The Kongamato’s reported behavior sets it apart from most cryptids, which typically flee from human contact. This creature is described as actively aggressive, particularly toward people traveling on water. The “breaker of boats” name reflects numerous accounts of the creature attacking canoes, capsizing vessels, and even causing fatalities among fishermen and travelers.

This territorial aggression toward watercraft suggests the creature may be protecting nesting sites or feeding grounds along Africa’s rivers and swamps. Such behavior would be consistent with what scientists know about pterosaur ecology, as many species are believed to have been fish-eaters that hunted along waterways.

The Kongamato is also said to be primarily nocturnal or crepuscular, appearing most often at dawn and dusk. This behavioral pattern would explain why encounters are relatively rare despite the creature’s apparent aggression—it simply isn’t active during the hours when most human activity occurs.

Scientific Expeditions and Investigations

Various researchers have attempted to investigate the Kongamato over the decades since Melland’s initial documentation. These expeditions have faced significant challenges, including the remoteness of the reported habitat, political instability in several Central African nations, and the difficulty of searching for an aerial creature across thousands of square miles of swampland.

No expedition has succeeded in capturing a specimen or obtaining definitive photographic evidence. However, researchers have collected numerous additional witness accounts that maintain consistency with earlier reports. The creature’s description has not changed significantly over a century of documentation, despite the accounts coming from different ethnic groups, different countries, and different generations.

Alternative Explanations

Skeptics have proposed several alternatives to the surviving pterosaur hypothesis. The shoebill stork, a large African bird with a distinctive prehistoric appearance, has been suggested as a possible source of misidentification. The bird stands several feet tall, has an enormous bill, and presents a strange silhouette in flight.

However, the shoebill has visible feathers and lacks teeth, features that witnesses consistently report for the Kongamato. Additionally, the shoebill is well-known to the African communities that report Kongamato sightings—they are perfectly capable of distinguishing between the two.

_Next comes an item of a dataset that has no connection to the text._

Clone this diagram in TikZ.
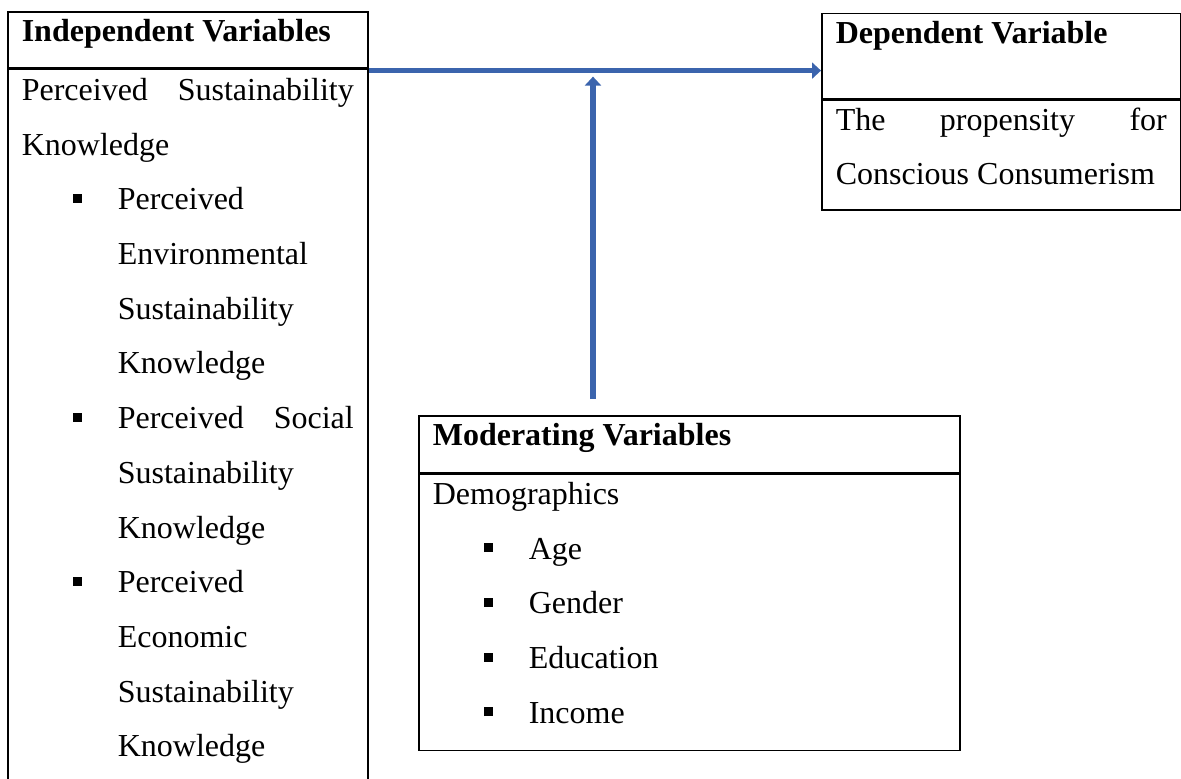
\documentclass[tikz,border=0pt]{standalone}
\usepackage{fontspec}
\setmainfont{Liberation Serif}
\usetikzlibrary{positioning,arrows.meta}

\definecolor{arrowblue}{HTML}{3B64AD}

\tikzstyle{cell} = [rectangle, draw, line width=0.8pt, inner xsep=7pt, inner ysep=0pt,
    text height=15pt, anchor=north west, font=\fontsize{16}{27.35}\selectfont]
\tikzstyle{link} = [draw, line width=2.6pt, color=arrowblue, -{Triangle[width=8pt,length=4.5pt]}]

% square bullet and the indent of wrapped item lines
\newcommand{\bitem}{\hspace*{25.5pt}\rule[3.5pt]{4.5pt}{4.5pt}\hspace*{18pt}}
\newcommand{\bindent}{\hspace*{48pt}}

\begin{document}
\begin{tikzpicture}[x=0.5pt, y=-0.5pt]
	\useasboundingbox (0,0) rectangle (1181,778);
	\clip (0,0) rectangle (1181,778);

	% Independent variables
	\node [cell, text depth=13pt] (IndepHead) at (7,11)
		{\parbox[t]{166pt}{\textbf{Independent Variables}}};
	\node [cell, text height=15.5pt, text depth=351pt, below=0pt of IndepHead] (Indep)
		{\parbox[t]{166pt}{Perceived\hfill Sustainability\\
		Knowledge\\
		\bitem Perceived\\
		\bindent Environmental\\
		\bindent Sustainability\\
		\bindent Knowledge\\
		\bitem Perceived\hfill Social\\
		\bindent Sustainability\\
		\bindent Knowledge\\
		\bitem Perceived\\
		\bindent Economic\\
		\bindent Sustainability\\
		\bindent Knowledge}};

	% Dependent variable
	\node [cell, text depth=27.5pt] (DepHead) at (821,12.7)
		{\parbox[t]{165.5pt}{\textbf{Dependent Variable}}};
	\node [cell, text depth=40pt, below=0pt of DepHead] (Dep)
		{\parbox[t]{165.5pt}{The\hfill propensity\hfill for\\
		Conscious Consumerism}};

	% Moderating variables
	\node [cell, text depth=13.5pt] (ModHead) at (418,415)
		{\parbox[t]{256.5pt}{\textbf{Moderating Variables}}};
	\node [cell, text depth=123pt, below=0pt of ModHead] (Mod)
		{\parbox[t]{256.5pt}{Demographics\\
		\bitem Age\\
		\bitem Gender\\
		\bitem Education\\
		\bitem Income}};

	% Arrows
	\coordinate (hub) at ([yshift=-1pt]IndepHead.south east);
	\path [link] (hub) -- (hub -| DepHead.west);
	\coordinate (ModTop) at ([xshift=87.5pt,yshift=8pt]ModHead.north west);
	\path [link] (ModTop) -- ([yshift=-3pt]ModTop |- hub);
\end{tikzpicture}
\end{document}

The hammer-headed bat, Africa’s largest bat species, has also been proposed as an explanation. While the bat’s appearance is strange and its wingspan impressive, it is far smaller than reported Kongamato dimensions and lacks the reptilian features witnesses describe.

The Survival Question

The central question posed by the Kongamato is whether pterosaurs could have survived the extinction event that eliminated the dinosaurs 65 million years ago. From a scientific standpoint, this seems extraordinarily unlikely. Pterosaurs left a rich fossil record that ends abruptly at the K-Pg boundary, and no fossils from any later period have ever been discovered.

However, the coelacanth provides a cautionary tale about declaring species extinct. This ancient fish was known only from fossils and believed to have died out with the dinosaurs until a living specimen was caught off South Africa in 1938. The discovery proved that creatures could survive in isolated environments for millions of years without leaving any evidence that science could detect.

Central Africa’s remote swamps, with their limited human presence and abundance of potential food sources, might just possibly harbor surviving populations of creatures that science believes extinct.

A Century of Mystery

One hundred years after Frank Melland first documented the Kongamato for Western audiences, the creature remains as mysterious as ever. Consistent reports continue to emerge from Central Africa, describing the same pterosaur-like creature that indigenous peoples have known for generations.

Whether the Kongamato represents a surviving prehistoric species, an unknown modern animal, or an elaborate cultural phenomenon that has persisted across ethnic and national boundaries, it stands as one of cryptozoology’s most tantalizing mysteries. The skies over Africa’s remote swamps may harbor secrets that would revolutionize our understanding of natural history—if only we could prove what flies there in the darkness.